Set the listing down unchanged, minus every embedded image.
** Start DATA EXCERPT **
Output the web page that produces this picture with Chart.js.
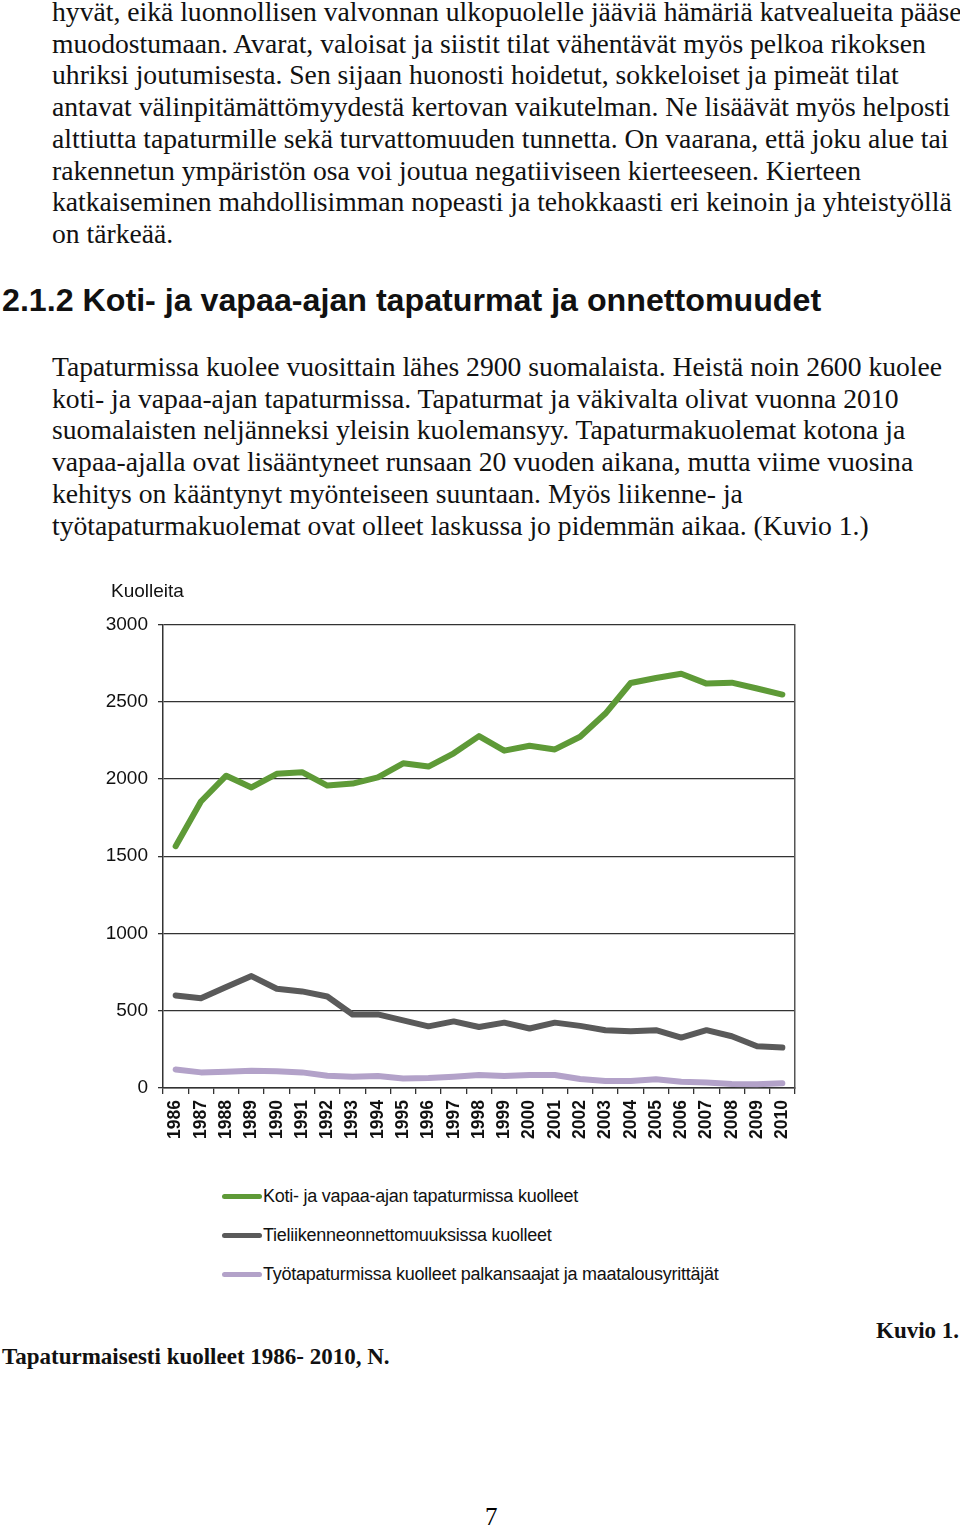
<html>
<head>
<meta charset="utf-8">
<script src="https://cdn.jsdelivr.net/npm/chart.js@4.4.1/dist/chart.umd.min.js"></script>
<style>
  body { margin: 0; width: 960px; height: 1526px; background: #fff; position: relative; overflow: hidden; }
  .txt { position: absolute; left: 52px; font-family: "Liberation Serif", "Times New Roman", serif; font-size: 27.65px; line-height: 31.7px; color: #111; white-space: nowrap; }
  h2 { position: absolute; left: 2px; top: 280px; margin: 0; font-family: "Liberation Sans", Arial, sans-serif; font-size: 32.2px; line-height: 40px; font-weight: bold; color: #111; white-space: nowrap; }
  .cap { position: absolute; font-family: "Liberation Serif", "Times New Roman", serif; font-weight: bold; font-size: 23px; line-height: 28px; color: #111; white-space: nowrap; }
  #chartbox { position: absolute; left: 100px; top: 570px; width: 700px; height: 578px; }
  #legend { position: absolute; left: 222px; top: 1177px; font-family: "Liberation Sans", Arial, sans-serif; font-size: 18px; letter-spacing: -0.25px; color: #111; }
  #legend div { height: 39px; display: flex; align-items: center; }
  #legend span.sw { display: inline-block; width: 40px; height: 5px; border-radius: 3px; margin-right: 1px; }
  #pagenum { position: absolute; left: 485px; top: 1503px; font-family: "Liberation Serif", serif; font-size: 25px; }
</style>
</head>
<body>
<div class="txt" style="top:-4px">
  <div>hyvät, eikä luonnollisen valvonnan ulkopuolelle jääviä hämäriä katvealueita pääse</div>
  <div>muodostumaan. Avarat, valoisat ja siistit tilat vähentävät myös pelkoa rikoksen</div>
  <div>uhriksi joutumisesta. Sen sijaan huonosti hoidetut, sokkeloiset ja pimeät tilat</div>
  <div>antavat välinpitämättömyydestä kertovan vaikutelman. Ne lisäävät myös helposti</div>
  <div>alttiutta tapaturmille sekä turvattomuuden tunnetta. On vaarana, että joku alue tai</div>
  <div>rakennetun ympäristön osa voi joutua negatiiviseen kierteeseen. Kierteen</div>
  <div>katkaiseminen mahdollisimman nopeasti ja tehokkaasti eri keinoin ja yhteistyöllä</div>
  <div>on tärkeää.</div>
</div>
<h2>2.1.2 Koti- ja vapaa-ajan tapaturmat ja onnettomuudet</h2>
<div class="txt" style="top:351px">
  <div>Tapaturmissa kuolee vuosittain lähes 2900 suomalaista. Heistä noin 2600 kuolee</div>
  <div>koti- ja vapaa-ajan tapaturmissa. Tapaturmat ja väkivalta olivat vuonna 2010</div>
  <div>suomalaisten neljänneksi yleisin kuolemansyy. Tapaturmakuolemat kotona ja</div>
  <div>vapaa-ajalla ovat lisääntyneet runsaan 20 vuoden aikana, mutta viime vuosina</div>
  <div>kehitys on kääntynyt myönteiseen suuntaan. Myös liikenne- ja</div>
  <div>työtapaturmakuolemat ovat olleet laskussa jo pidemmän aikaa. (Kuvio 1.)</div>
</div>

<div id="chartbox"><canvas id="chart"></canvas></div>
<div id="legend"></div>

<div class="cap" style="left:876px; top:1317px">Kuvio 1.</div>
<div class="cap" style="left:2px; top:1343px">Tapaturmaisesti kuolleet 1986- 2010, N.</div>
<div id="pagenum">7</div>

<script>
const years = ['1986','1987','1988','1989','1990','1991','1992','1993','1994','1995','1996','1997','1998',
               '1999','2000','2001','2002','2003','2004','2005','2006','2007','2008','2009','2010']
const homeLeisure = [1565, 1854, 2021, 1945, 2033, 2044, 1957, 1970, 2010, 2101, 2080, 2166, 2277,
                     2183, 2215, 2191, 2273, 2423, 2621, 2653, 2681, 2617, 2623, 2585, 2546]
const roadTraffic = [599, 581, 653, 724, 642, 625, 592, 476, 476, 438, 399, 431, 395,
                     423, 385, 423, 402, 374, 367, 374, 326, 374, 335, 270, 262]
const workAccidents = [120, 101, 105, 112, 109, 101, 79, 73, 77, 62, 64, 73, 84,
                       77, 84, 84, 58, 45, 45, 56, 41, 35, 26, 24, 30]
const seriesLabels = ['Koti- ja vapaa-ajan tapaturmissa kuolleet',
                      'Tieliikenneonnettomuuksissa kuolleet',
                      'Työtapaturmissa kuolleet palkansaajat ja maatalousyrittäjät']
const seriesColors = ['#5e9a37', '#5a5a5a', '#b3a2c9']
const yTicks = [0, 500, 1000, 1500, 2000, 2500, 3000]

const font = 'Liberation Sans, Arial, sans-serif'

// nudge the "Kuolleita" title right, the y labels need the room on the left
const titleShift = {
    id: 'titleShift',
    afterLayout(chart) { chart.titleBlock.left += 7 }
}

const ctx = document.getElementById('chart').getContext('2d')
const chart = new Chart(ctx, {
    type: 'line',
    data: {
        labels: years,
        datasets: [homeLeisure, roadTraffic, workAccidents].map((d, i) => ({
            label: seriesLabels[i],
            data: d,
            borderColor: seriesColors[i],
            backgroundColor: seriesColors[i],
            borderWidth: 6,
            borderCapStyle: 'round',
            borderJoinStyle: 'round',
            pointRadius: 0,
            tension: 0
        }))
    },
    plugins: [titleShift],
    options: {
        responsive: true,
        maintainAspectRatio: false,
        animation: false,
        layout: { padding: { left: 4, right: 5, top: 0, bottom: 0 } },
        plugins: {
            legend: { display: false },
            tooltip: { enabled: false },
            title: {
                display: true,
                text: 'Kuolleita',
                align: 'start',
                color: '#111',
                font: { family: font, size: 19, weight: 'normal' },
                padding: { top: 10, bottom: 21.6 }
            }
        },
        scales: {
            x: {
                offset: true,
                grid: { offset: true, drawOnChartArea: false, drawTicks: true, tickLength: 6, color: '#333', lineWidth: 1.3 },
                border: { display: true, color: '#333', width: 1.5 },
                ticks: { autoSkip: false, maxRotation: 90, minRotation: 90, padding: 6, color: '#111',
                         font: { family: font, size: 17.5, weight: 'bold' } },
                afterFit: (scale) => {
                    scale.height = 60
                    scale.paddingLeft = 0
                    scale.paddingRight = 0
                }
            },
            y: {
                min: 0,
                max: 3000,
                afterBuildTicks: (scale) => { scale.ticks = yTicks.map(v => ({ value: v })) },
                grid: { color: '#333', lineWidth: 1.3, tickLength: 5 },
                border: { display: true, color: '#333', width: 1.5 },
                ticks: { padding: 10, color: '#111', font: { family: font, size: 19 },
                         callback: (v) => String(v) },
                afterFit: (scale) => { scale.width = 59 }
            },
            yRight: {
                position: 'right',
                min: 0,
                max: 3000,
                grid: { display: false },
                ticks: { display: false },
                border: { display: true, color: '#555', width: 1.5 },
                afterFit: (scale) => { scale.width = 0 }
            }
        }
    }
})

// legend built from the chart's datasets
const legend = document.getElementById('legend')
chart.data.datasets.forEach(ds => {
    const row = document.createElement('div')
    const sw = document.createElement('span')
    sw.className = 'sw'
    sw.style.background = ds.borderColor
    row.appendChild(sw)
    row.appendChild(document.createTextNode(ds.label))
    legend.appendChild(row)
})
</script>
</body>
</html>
** End DATA EXCERPT **
### WRITTEN ANSWER
Output the web page that produces this picture with Chart.js.
<html>
<head>
<meta charset="utf-8">
<script src="https://cdn.jsdelivr.net/npm/chart.js@4.4.1/dist/chart.umd.min.js"></script>
<style>
  body { margin: 0; width: 960px; height: 1526px; background: #fff; position: relative; overflow: hidden; }
  .txt { position: absolute; left: 52px; font-family: "Liberation Serif", "Times New Roman", serif; font-size: 27.65px; line-height: 31.7px; color: #111; white-space: nowrap; }
  h2 { position: absolute; left: 2px; top: 280px; margin: 0; font-family: "Liberation Sans", Arial, sans-serif; font-size: 32.2px; line-height: 40px; font-weight: bold; color: #111; white-space: nowrap; }
  .cap { position: absolute; font-family: "Liberation Serif", "Times New Roman", serif; font-weight: bold; font-size: 23px; line-height: 28px; color: #111; white-space: nowrap; }
  #chartbox { position: absolute; left: 100px; top: 570px; width: 700px; height: 578px; }
  #legend { position: absolute; left: 222px; top: 1177px; font-family: "Liberation Sans", Arial, sans-serif; font-size: 18px; letter-spacing: -0.25px; color: #111; }
  #legend div { height: 39px; display: flex; align-items: center; }
  #legend span.sw { display: inline-block; width: 40px; height: 5px; border-radius: 3px; margin-right: 1px; }
  #pagenum { position: absolute; left: 485px; top: 1503px; font-family: "Liberation Serif", serif; font-size: 25px; }
</style>
</head>
<body>
<div class="txt" style="top:-4px">
  <div>hyvät, eikä luonnollisen valvonnan ulkopuolelle jääviä hämäriä katvealueita pääse</div>
  <div>muodostumaan. Avarat, valoisat ja siistit tilat vähentävät myös pelkoa rikoksen</div>
  <div>uhriksi joutumisesta. Sen sijaan huonosti hoidetut, sokkeloiset ja pimeät tilat</div>
  <div>antavat välinpitämättömyydestä kertovan vaikutelman. Ne lisäävät myös helposti</div>
  <div>alttiutta tapaturmille sekä turvattomuuden tunnetta. On vaarana, että joku alue tai</div>
  <div>rakennetun ympäristön osa voi joutua negatiiviseen kierteeseen. Kierteen</div>
  <div>katkaiseminen mahdollisimman nopeasti ja tehokkaasti eri keinoin ja yhteistyöllä</div>
  <div>on tärkeää.</div>
</div>
<h2>2.1.2 Koti- ja vapaa-ajan tapaturmat ja onnettomuudet</h2>
<div class="txt" style="top:351px">
  <div>Tapaturmissa kuolee vuosittain lähes 2900 suomalaista. Heistä noin 2600 kuolee</div>
  <div>koti- ja vapaa-ajan tapaturmissa. Tapaturmat ja väkivalta olivat vuonna 2010</div>
  <div>suomalaisten neljänneksi yleisin kuolemansyy. Tapaturmakuolemat kotona ja</div>
  <div>vapaa-ajalla ovat lisääntyneet runsaan 20 vuoden aikana, mutta viime vuosina</div>
  <div>kehitys on kääntynyt myönteiseen suuntaan. Myös liikenne- ja</div>
  <div>työtapaturmakuolemat ovat olleet laskussa jo pidemmän aikaa. (Kuvio 1.)</div>
</div>

<div id="chartbox"><canvas id="chart"></canvas></div>
<div id="legend"></div>

<div class="cap" style="left:876px; top:1317px">Kuvio 1.</div>
<div class="cap" style="left:2px; top:1343px">Tapaturmaisesti kuolleet 1986- 2010, N.</div>
<div id="pagenum">7</div>

<script>
const years = ['1986','1987','1988','1989','1990','1991','1992','1993','1994','1995','1996','1997','1998',
               '1999','2000','2001','2002','2003','2004','2005','2006','2007','2008','2009','2010']
const homeLeisure = [1565, 1854, 2021, 1945, 2033, 2044, 1957, 1970, 2010, 2101, 2080, 2166, 2277,
                     2183, 2215, 2191, 2273, 2423, 2621, 2653, 2681, 2617, 2623, 2585, 2546]
const roadTraffic = [599, 581, 653, 724, 642, 625, 592, 476, 476, 438, 399, 431, 395,
                     423, 385, 423, 402, 374, 367, 374, 326, 374, 335, 270, 262]
const workAccidents = [120, 101, 105, 112, 109, 101, 79, 73, 77, 62, 64, 73, 84,
                       77, 84, 84, 58, 45, 45, 56, 41, 35, 26, 24, 30]
const seriesLabels = ['Koti- ja vapaa-ajan tapaturmissa kuolleet',
                      'Tieliikenneonnettomuuksissa kuolleet',
                      'Työtapaturmissa kuolleet palkansaajat ja maatalousyrittäjät']
const seriesColors = ['#5e9a37', '#5a5a5a', '#b3a2c9']
const yTicks = [0, 500, 1000, 1500, 2000, 2500, 3000]

const font = 'Liberation Sans, Arial, sans-serif'

// nudge the "Kuolleita" title right, the y labels need the room on the left
const titleShift = {
    id: 'titleShift',
    afterLayout(chart) { chart.titleBlock.left += 7 }
}

const ctx = document.getElementById('chart').getContext('2d')
const chart = new Chart(ctx, {
    type: 'line',
    data: {
        labels: years,
        datasets: [homeLeisure, roadTraffic, workAccidents].map((d, i) => ({
            label: seriesLabels[i],
            data: d,
            borderColor: seriesColors[i],
            backgroundColor: seriesColors[i],
            borderWidth: 6,
            borderCapStyle: 'round',
            borderJoinStyle: 'round',
            pointRadius: 0,
            tension: 0
        }))
    },
    plugins: [titleShift],
    options: {
        responsive: true,
        maintainAspectRatio: false,
        animation: false,
        layout: { padding: { left: 4, right: 5, top: 0, bottom: 0 } },
        plugins: {
            legend: { display: false },
            tooltip: { enabled: false },
            title: {
                display: true,
                text: 'Kuolleita',
                align: 'start',
                color: '#111',
                font: { family: font, size: 19, weight: 'normal' },
                padding: { top: 10, bottom: 21.6 }
            }
        },
        scales: {
            x: {
                offset: true,
                grid: { offset: true, drawOnChartArea: false, drawTicks: true, tickLength: 6, color: '#333', lineWidth: 1.3 },
                border: { display: true, color: '#333', width: 1.5 },
                ticks: { autoSkip: false, maxRotation: 90, minRotation: 90, padding: 6, color: '#111',
                         font: { family: font, size: 17.5, weight: 'bold' } },
                afterFit: (scale) => {
                    scale.height = 60
                    scale.paddingLeft = 0
                    scale.paddingRight = 0
                }
            },
            y: {
                min: 0,
                max: 3000,
                afterBuildTicks: (scale) => { scale.ticks = yTicks.map(v => ({ value: v })) },
                grid: { color: '#333', lineWidth: 1.3, tickLength: 5 },
                border: { display: true, color: '#333', width: 1.5 },
                ticks: { padding: 10, color: '#111', font: { family: font, size: 19 },
                         callback: (v) => String(v) },
                afterFit: (scale) => { scale.width = 59 }
            },
            yRight: {
                position: 'right',
                min: 0,
                max: 3000,
                grid: { display: false },
                ticks: { display: false },
                border: { display: true, color: '#555', width: 1.5 },
                afterFit: (scale) => { scale.width = 0 }
            }
        }
    }
})

// legend built from the chart's datasets
const legend = document.getElementById('legend')
chart.data.datasets.forEach(ds => {
    const row = document.createElement('div')
    const sw = document.createElement('span')
    sw.className = 'sw'
    sw.style.background = ds.borderColor
    row.appendChild(sw)
    row.appendChild(document.createTextNode(ds.label))
    legend.appendChild(row)
})
</script>
</body>
</html>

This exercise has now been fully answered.